Janine, Dimitri, and Rose plan a counterattack, and reluctantly enlist the help of other Dhamphir novices and, surprisingly, several Moroi teachers to harness their power as a weapon. When the army reaches the caves the Strigoi are hiding in, Rose is forced to stay outside while Janine and Dimitri lead the attack inside. Once all the hostages are out, Rose goes into the caves to assist the retreat. Just as she thinks everyone she loves is safe, Dimitri is attacked and left behind as Janine forces Rose out of the caves.

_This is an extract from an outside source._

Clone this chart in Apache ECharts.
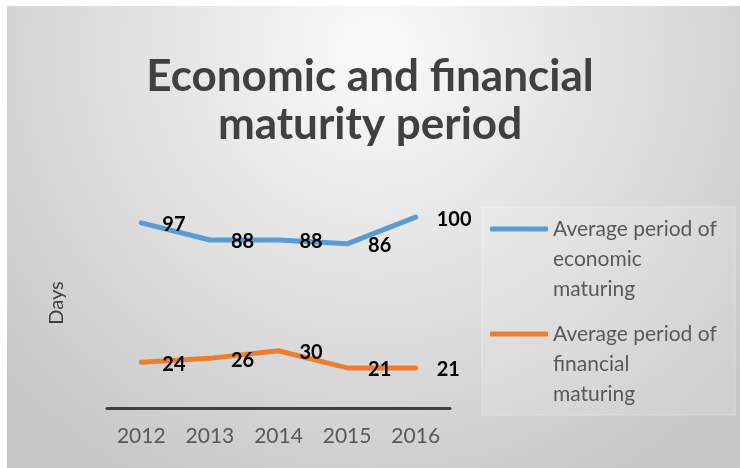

Rose later finds out that Dimitri's body wasn't found. Another team of guardians returns to the caves the next day, confirming that Dimitri was not killed, but was made Strigoi. Rose realizes that the fortune teller's prediction came true: "you will lose what you value most so treasure it while you can" – not herself, as Rose believed, but his soul. Rose decides to leave the academy to go after Dimitri and kill him. After she files the necessary papers, Lissa meets her just before she leaves and reveals that she figured out Rose was in love with Dimitri. Lissa begs Rose to stay, even tries to use compulsion on her, but Rose snaps and tells Lissa that all her life she's been told that Lissa comes first. Rose says that she needs to do something for herself for once. Rose asks Adrian for money, which he willingly gives to her, and asks her if she will come back. Rose says she will eventually, and tells Adrian that she will give him a chance – go out with him – when she comes back. As she leaves the academy, Rose says good bye to Mason, then heads off to Siberia, where she believes Dimitri would go first; back to his hometown.

==Sequel==
Shadow Kisss sequel Blood Promise was released on August 25, 2009.